▶ **WHAT YOU SHOULD DO**: Reproduce nothing but the lines from the start of the material through the line that includes "Chart.register(...registerables);", both ends included, and omit every picture.

▶ **DATA PROVIDED**:
#####

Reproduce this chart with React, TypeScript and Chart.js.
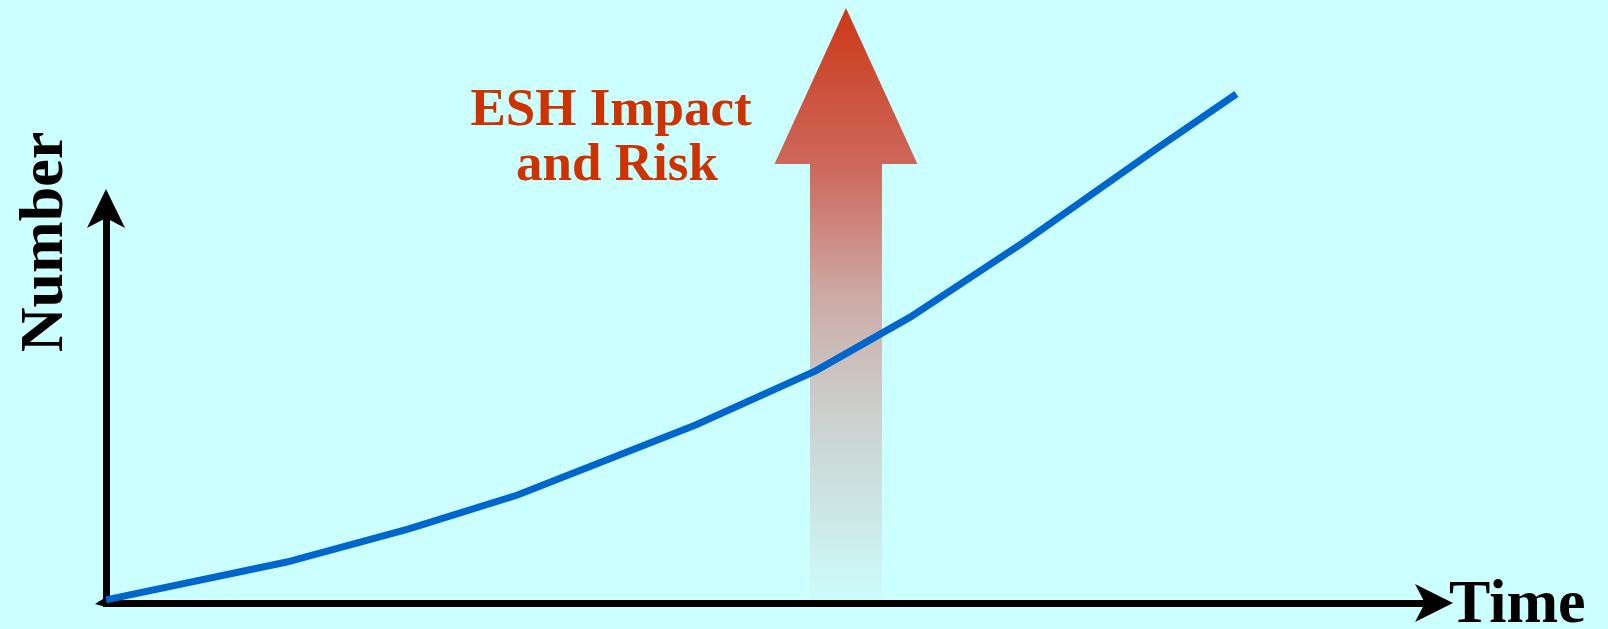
import React, { useEffect, useRef } from "react";
import { Chart, registerables } from "chart.js";

Chart.register(...registerables);

// Data (unitless)
const timeValues: number[] = [0, 13.7, 22.9, 31.2, 44.7, 53.8, 61.0, 69.5, 79.6, 85.7];
const numberValues: number[] = [0.8, 10.7, 19.3, 28.2, 46.5, 60.6, 74.7, 94.0, 118.5, 132.9];
const xAxisTitle = "Time";
const yAxisTitle = "Number";
const annotationLines: string[] = ["ESH Impact", "and Risk"];
const ARROW_X_VALUE = 56.1;

const BG = "#CCFFFF";
const LINE_COLOR = "#0066CC";
const TEXT_RED = "#CC3300";
const FONT = '"Liberation Serif", "Times New Roman", serif';

const decorPlugin = {
  id: "decor",
  beforeDatasetsDraw(chart: any) {
    const ctx = chart.ctx as CanvasRenderingContext2D;
    const xs = chart.scales.x;
    const cx = xs.getPixelForValue(ARROW_X_VALUE);
    const tipY = 8;
    const headBase = 164;
    const bottom = 600;
    const shaftHalf = 36;
    const headHalf = 71.5;
    ctx.save();
    const g = ctx.createLinearGradient(0, tipY, 0, bottom);
    g.addColorStop(0, "rgb(204,56,24)");
    g.addColorStop(0.27, "rgb(205,105,92)");
    g.addColorStop(0.48, "rgb(204,168,164)");
    g.addColorStop(0.66, "rgb(204,204,202)");
    g.addColorStop(1, "rgb(204,252,252)");
    ctx.fillStyle = g;
    ctx.beginPath();
    ctx.moveTo(cx, tipY);
    ctx.lineTo(cx + headHalf, headBase);
    ctx.lineTo(cx + shaftHalf, headBase);
    ctx.lineTo(cx + shaftHalf, bottom);
    ctx.lineTo(cx - shaftHalf, bottom);
    ctx.lineTo(cx - shaftHalf, headBase);
    ctx.lineTo(cx - headHalf, headBase);
    ctx.closePath();
    ctx.fill();

    // annotation text
    ctx.fillStyle = TEXT_RED;
    ctx.font = `bold 53px ${FONT}`;
    ctx.textAlign = "center";
    ctx.textBaseline = "alphabetic";
    ctx.fillText(annotationLines[0], 611, 125);
    ctx.fillText(annotationLines[1], 617, 180);
    ctx.restore();
  },
  afterDraw(chart: any) {
    const ctx = chart.ctx as CanvasRenderingContext2D;
    const xs = chart.scales.x;
    const ys = chart.scales.y;
    const x0 = xs.getPixelForValue(0);
    const y0 = ys.getPixelForValue(0);
    const xEnd = xs.right;
    const yEnd = ys.top;
    ctx.save();
    ctx.fillStyle = "#000";
    // x arrowhead
    ctx.beginPath();
    ctx.moveTo(xEnd + 28, y0);
    ctx.lineTo(xEnd - 10, y0 - 19);
    ctx.lineTo(xEnd, y0);
    ctx.lineTo(xEnd - 10, y0 + 19);
    ctx.closePath();
    ctx.fill();
    // y arrowhead
    ctx.beginPath();
    ctx.moveTo(x0, yEnd - 31);
    ctx.lineTo(x0 + 19, yEnd + 8);
    ctx.lineTo(x0, yEnd - 2);
    ctx.lineTo(x0 - 19, yEnd + 8);
    ctx.closePath();
    ctx.fill();
    // small origin mark
    ctx.beginPath();
    ctx.moveTo(x0 - 11, y0 + 1);
    ctx.lineTo(x0, y0 - 6);
    ctx.lineTo(x0, y0 + 4);
    ctx.closePath();
    ctx.fill();

    // axis titles
    ctx.font = `bold 62px ${FONT}`;
    ctx.textBaseline = "alphabetic";
    ctx.textAlign = "left";
    ctx.fillText(xAxisTitle, xEnd + 24, 622);
    ctx.translate(62, 242);
    ctx.rotate(-Math.PI / 2);
    ctx.textAlign = "center";
    ctx.fillText(yAxisTitle, 0, 0);
    ctx.restore();
  },
};

export default function App() {
  const ref = useRef<HTMLCanvasElement | null>(null);
  useEffect(() => {
    document.body.style.margin = "0";
    document.body.style.background = BG;
    const canvas = ref.current!;
    const chart = new Chart(canvas, {
      type: "line",
      data: {
        datasets: [
          {
            data: timeValues.map((t, i) => ({ x: t, y: numberValues[i] })),
            borderColor: LINE_COLOR,
            borderWidth: 7,
            pointRadius: 0,
            tension: 0,
            clip: false as any,
            fill: false,
          },
        ],
      },
      options: {
        responsive: false,
        animation: false,
        devicePixelRatio: 1,
        layout: { padding: { left: 106, right: 1608 - 1425, top: 220, bottom: 629 - 603 } },
        plugins: { legend: { display: false }, tooltip: { enabled: false } },
        scales: {
          x: {
            type: "linear",
            min: 0,
            max: 100,
            grid: { display: false, drawTicks: false },
            ticks: { display: false },
            border: { display: true, color: "#000", width: 7 },
          },
          y: {
            type: "linear",
            min: 0,
            max: 100,
            grid: { display: false, drawTicks: false },
            ticks: { display: false },
            border: { display: true, color: "#000", width: 7 },
          },
        },
      },
      plugins: [decorPlugin],
    });
    return () => chart.destroy();
  }, []);
  return (
    <div style={{ position: "absolute", left: 0, top: 0, width: 1608, height: 629, background: BG }}>
      <canvas ref={ref} width={1608} height={629} style={{ display: "block", width: 1608, height: 629 }} />
    </div>
  );
}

#####

▶ **RIGHT ANSWER**:
Reproduce this chart with React, TypeScript and Chart.js.
import React, { useEffect, useRef } from "react";
import { Chart, registerables } from "chart.js";

Chart.register(...registerables);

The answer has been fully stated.